The Court found that there is no general duty of care, saying…“outside exceptional cases, which this case is not, persons in the position of the Proprietor and the Licensee, while bound by important statutory duties in relation to the service of alcohol and the conduct of the premises in which it is served, owe no general duty of care at common law to customers which requires them to monitor and minimise the service of alcohol or to protect customers from the consequences of the alcohol they choose to consume.”

While emphasising the “important statutory duties in relation to the service of alcohol”, the also highlighted the problems in policing these laws.

In Queensland the Liquor Act makes it an offence on licensed premises to (my emphasis):

• sell/supply/provide liquor to an unduly intoxicated patron
• allow another person to supply an unduly intoxicated patron with liquor
• allow an unduly intoxicated patron to consume liquor.
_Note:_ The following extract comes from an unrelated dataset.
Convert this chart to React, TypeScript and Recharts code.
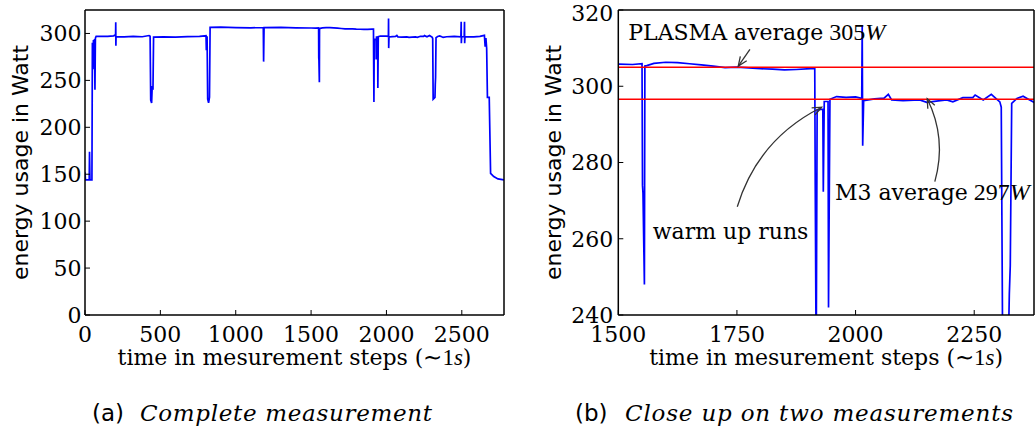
import React from "react";
import { LineChart, Line, XAxis, YAxis, ReferenceLine, ReferenceDot } from "recharts";

const steps = [
  0, 3, 28, 30, 33, 46, 49, 53, 56, 60, 63, 66, 69, 74, 100, 150, 190, 203, 204, 205,
  206, 260, 320, 380, 425, 432, 436, 442, 446, 451, 455, 520, 600, 680, 760, 803, 805, 810, 814, 820,
  826, 830, 900, 1000, 1100, 1183, 1185, 1188, 1300, 1400, 1500, 1530, 1550, 1551, 1552, 1555, 1556, 1560, 1575, 1600,
  1625, 1650, 1675, 1700, 1725, 1750, 1775, 1800, 1825, 1850, 1875, 1905, 1914, 1915, 1917, 1919, 1931, 1932, 1934, 1942,
  1943, 1946, 1960, 1980, 2000, 2013, 2014, 2015, 2017, 2040, 2060, 2069, 2076, 2100, 2135, 2150, 2170, 2192, 2205, 2226,
  2247, 2252, 2269, 2286, 2304, 2307, 2310, 2322, 2324, 2326, 2329, 2340, 2353, 2367, 2376, 2400, 2450, 2494, 2496, 2497,
  2499, 2516, 2518, 2519, 2521, 2580, 2620, 2650, 2655, 2660, 2665, 2670, 2682, 2691, 2712, 2740, 2780,
];
const watts = [
  152, 144, 144, 174, 144, 144, 290, 262, 293, 270, 294, 240, 295, 297, 297, 296.8, 297.5, 298.5, 312, 287,
  296.5, 296.3, 296.8, 296.5, 297.8, 297, 229, 226, 244, 240, 296.2, 296.4, 296, 296.6, 296.8, 297.5, 282, 297, 230, 226,
  232, 306.5, 306.8, 306.3, 306, 306.3, 270, 306.2, 306.4, 306, 305.8, 305.7, 305.9, 274, 272, 248, 305.3, 305.4, 306, 306.3,
  306.2, 305.9, 305.6, 305.3, 304.9, 305, 304.8, 304.6, 304.5, 304.3, 304.4, 304.6, 304.6, 274, 227, 293.8, 294, 272.3, 296, 296,
  242, 296.6, 297.3, 297.1, 297.2, 296.8, 316, 284.4, 296.2, 296.7, 296.9, 297.9, 296.4, 296.2, 296.4, 295.8, 296.1, 296.4, 295.9, 297,
  297, 297.7, 296.4, 297.9, 295.9, 294.5, 230, 232, 245.5, 253, 295.5, 296.8, 297.4, 296.4, 295.8, 296.5, 296.8, 296.5, 312.5, 289.5,
  296.5, 296.6, 312.5, 289.5, 296.5, 296.4, 296.9, 298, 286, 295, 284, 232, 232, 151, 147.5, 145, 144,
];

const fullXTicks = [0, 500, 1000, 1500, 2000, 2500];
const fullYTicks = [0, 50, 100, 150, 200, 250, 300];
const zoomXTicks = [1500, 1750, 2000, 2250];
const zoomYTicks = [240, 260, 280, 300, 320];

const plasmaAvg = 305;
const m3Avg = 296.6;

const data = steps.map((s, i) => ({ step: s, watt: watts[i] }));

const serif = "'DejaVu Serif', serif";
const sans = "'DejaVu Sans', sans-serif";
const math = "'Liberation Serif', serif";
const tickStyle = { fontFamily: serif, fontSize: 22, fill: "#000" };
const frame = { stroke: "#000", strokeWidth: 1.5 };

const xTitle = (props: any) => {
  const { x, y, width } = props.viewBox;
  return (
    <text x={x + width / 2} y={y + 50} textAnchor="middle" fontFamily={serif} fontSize={22} fill="#000">
      time in mesurement steps (<tspan fontFamily={math} fontSize={23}>∼1</tspan>
      <tspan fontFamily={math} fontSize={23} fontStyle="italic">s</tspan>)
    </text>
  );
};

const yTitle = (cx: number) => (props: any) => {
  const { y, height } = props.viewBox;
  const cy = y + height / 2;
  return (
    <text
      x={cx}
      y={cy}
      transform={`rotate(-90 ${cx} ${cy})`}
      textAnchor="middle"
      dominantBaseline="central"
      fontFamily={sans}
      fontSize={22}
      fill="#000"
    >
      energy usage in Watt
    </text>
  );
};

// curved "->" arrow, bend is the control point offset in px
const arrow = (bend: number) => (p: any) => {
  const { x1, y1, x2, y2 } = p;
  const dx = x2 - x1;
  const dy = y2 - y1;
  const len = Math.hypot(dx, dy) || 1;
  const cx = (x1 + x2) / 2 + (-dy / len) * bend;
  const cy = (y1 + y2) / 2 + (dx / len) * bend;
  const tl = Math.hypot(x2 - cx, y2 - cy) || 1;
  const bx = -(x2 - cx) / tl;
  const by = -(y2 - cy) / tl;
  const h = 10;
  const a = 0.4;
  const ax = x2 + h * (bx * Math.cos(a) - by * Math.sin(a));
  const ay = y2 + h * (bx * Math.sin(a) + by * Math.cos(a));
  const cx2 = x2 + h * (bx * Math.cos(-a) - by * Math.sin(-a));
  const cy2 = y2 + h * (bx * Math.sin(-a) + by * Math.cos(-a));
  return (
    <g fill="none" stroke="#333" strokeWidth={1.3}>
      <path d={`M${x1},${y1} Q${cx},${cy} ${x2},${y2}`} />
      <path d={`M${ax},${ay} L${x2},${y2} L${cx2},${cy2}`} />
    </g>
  );
};

const note = (label: string, value?: string) => (p: any) => (
  <text x={p.cx} y={p.cy} fontFamily={serif} fontSize={22} fill="#000">
    {label}
    {value && (
      <>
        <tspan fontFamily={math} fontSize={24}> {value}</tspan>
        <tspan fontFamily={math} fontSize={24} fontStyle="italic">W</tspan>
      </>
    )}
  </text>
);

interface PanelProps {
  width: number;
  yAxisWidth: number;
  marginRight: number;
  xDomain: [number, number];
  yDomain: [number, number];
  xTicks: number[];
  yTicks: number[];
  yTitleX: number;
  yTickMargin: number;
  children?: React.ReactNode;
}

function Panel(p: PanelProps) {
  return (
    <LineChart width={p.width} height={380} data={data} margin={{ top: 9, right: p.marginRight, bottom: 0, left: 0 }}>
      <XAxis
        dataKey="step"
        type="number"
        domain={p.xDomain}
        ticks={p.xTicks}
        allowDataOverflow
        height={65}
        tickSize={-5}
        tickMargin={16}
        tick={tickStyle}
        axisLine={frame}
        tickLine={{ stroke: "#000" }}
        label={{ content: xTitle }}
      />
      <XAxis
        xAxisId="top"
        orientation="top"
        type="number"
        domain={p.xDomain}
        ticks={p.xTicks}
        allowDataOverflow
        height={1}
        tickSize={-5}
        tick={false}
        axisLine={frame}
        tickLine={{ stroke: "#000" }}
      />
      <YAxis
        type="number"
        domain={p.yDomain}
        ticks={p.yTicks}
        allowDataOverflow
        width={p.yAxisWidth}
        tickSize={-5}
        tickMargin={p.yTickMargin}
        tick={tickStyle}
        axisLine={frame}
        tickLine={{ stroke: "#000" }}
        label={{ content: yTitle(p.yTitleX) }}
      />
      <YAxis
        yAxisId="right"
        orientation="right"
        type="number"
        domain={p.yDomain}
        ticks={p.yTicks}
        allowDataOverflow
        width={1}
        tickSize={-5}
        tick={false}
        axisLine={frame}
        tickLine={{ stroke: "#000" }}
      />
      <Line
        type="linear"
        dataKey="watt"
        stroke="#0000ff"
        strokeWidth={1.7}
        dot={false}
        activeDot={false}
        isAnimationActive={false}
      />
      {p.children}
    </LineChart>
  );
}

export default function App() {
  return (
    <div style={{ position: "absolute", left: 0, top: 0, width: 1035, height: 432, background: "#fff", overflow: "hidden" }}>
      <div style={{ position: "absolute", left: 0, top: 0 }}>
        <Panel
          width={520}
          yAxisWidth={85}
          marginRight={15}
          xDomain={[0, 2780]}
          yDomain={[0, 325]}
          xTicks={fullXTicks}
          yTicks={fullYTicks}
          yTitleX={20}
          yTickMargin={8.5}
        />
      </div>
      <div style={{ position: "absolute", left: 520, top: 0 }}>
        <Panel
          width={515}
          yAxisWidth={98.3}
          marginRight={0}
          xDomain={[1500, 2376]}
          yDomain={[240, 320]}
          xTicks={zoomXTicks}
          yTicks={zoomYTicks}
          yTitleX={33.3}
          yTickMargin={10}
        >
          <ReferenceLine y={plasmaAvg} stroke="#ff0000" strokeWidth={1.6} />
          <ReferenceLine y={m3Avg} stroke="#ff0000" strokeWidth={1.6} />
          <ReferenceDot x={1521} y={312.1} ifOverflow="visible" shape={note("PLASMA average", "305")} />
          <ReferenceDot x={1956.5} y={270.2} ifOverflow="visible" shape={note("M3 average", "297")} />
          <ReferenceDot x={1572.5} y={260} ifOverflow="visible" shape={note("warm up runs")} />
          <ReferenceLine
            segment={[{ x: 1777.4, y: 309.7 }, { x: 1752.8, y: 305.3 }]}
            ifOverflow="visible"
            shape={arrow(0)}
          />
          <ReferenceLine
            segment={[{ x: 1750.7, y: 268.4 }, { x: 1928.5, y: 294.5 }]}
            ifOverflow="visible"
            shape={arrow(-28)}
          />
          <ReferenceLine
            segment={[{ x: 2167, y: 275 }, { x: 2151, y: 296.7 }]}
            ifOverflow="visible"
            shape={arrow(16)}
          />
        </Panel>
      </div>
      <svg width={1035} height={432} style={{ position: "absolute", left: 0, top: 0, pointerEvents: "none" }}>
        <text x={92} y={421} fontFamily={sans} fontSize={23} fill="#000">(a)</text>
        <text x={140} y={421} fontFamily={serif} fontStyle="italic" fontSize={23} fill="#000" textLength={292} lengthAdjust="spacing">
          Complete measurement
        </text>
        <text x={575} y={421} fontFamily={sans} fontSize={23} fill="#000">(b)</text>
        <text x={625} y={421} fontFamily={serif} fontStyle="italic" fontSize={23} fill="#000" textLength={388} lengthAdjust="spacing">
          Close up on two measurements
        </text>
      </svg>
    </div>
  );
}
In reaching their decision three judges, with whom a fourth agreed, stated (again, my emphasis):

Expressions like "intoxication", "inebriation" and "drunkenness" are difficult both to define and to apply. The fact that legislation compels publicans not to serve customers who are apparently drunk does not make the introduction of a civil duty of care defined by reference to those expressions any more workable or attractive. It is difficult for an observer to assess whether a drinker has reached the point denoted by those expressions. Some people do so faster than others. Some show the signs of intoxication earlier than others. In some the signs of intoxication are not readily apparent. With some there is the risk of confusing excitement, liveliness and high spirits with inebriation. With others, silence conceals an almost complete incapacity to speak or move. The point at which a drinker is at risk of injury from drinking can be reached in many individuals before those signs are evident. Persons serving drinks, even if they undertake the difficult process of counting the drinks served, have no means of knowing how much the drinker ingested before arrival. Constant surveillance of drinkers is impractical. Asking how much a drinker has drunk, how much of any particular bottle or round of drinks the purchaser intends to drink personally and how much will be consumed by friends of the purchaser who may be much more or much less intoxicated than the purchaser would be seen as impertinent. Equally, to ask how the drinker feels, and what the drinker's mental and physical capacity is, would tend to destroy peaceful relations, and would collide with the interests of drinkers in their personal privacy. In addition, while the relatively accurate calculation of blood alcohol levels is possible by the use of breathalysers, the compulsory administration of that type of testing by police officers on the roads was bitterly opposed when legislation introduced it, and it is unthinkable that the common law of negligence could compel or sanction the use of methods so alien to community mores in hotels and restaurants. 

To me they are also saying that it is almost impossible to adhere to the responsible service of alcohol requirements that Governments require them to adhere to.

As the publicans are saying today (as reported in The Australian):

But the AHA and individual publicans hailed the ruling as sending a strong warning to drinkers to take responsibility for their own actions.

Which as a general principal I agree with – people should take responsibility for their own actions. Except that there is a significant section of society that doesn’t. Even though drink driving laws have been around for a generation, there are still f*ckwits around who think nothing of driving with a skinfull. If taking personal responsibility meant that they were the only ones killed by their actions, all would be good. But these people share the roads with me. They are just as likely to kill me or my children as themselves.

I don’t know what the solution is, but it is a lot more complicated than any one of the groups with a vested interest would have us believe. I’ve been doing a of of writing about this lately, soon to be published, that I suspect makes me sound like a wowser or a card carrying anti-alcohol crusader. Believe me, I’m not and I know I’m not because all of this thinking about it is driving me to drink!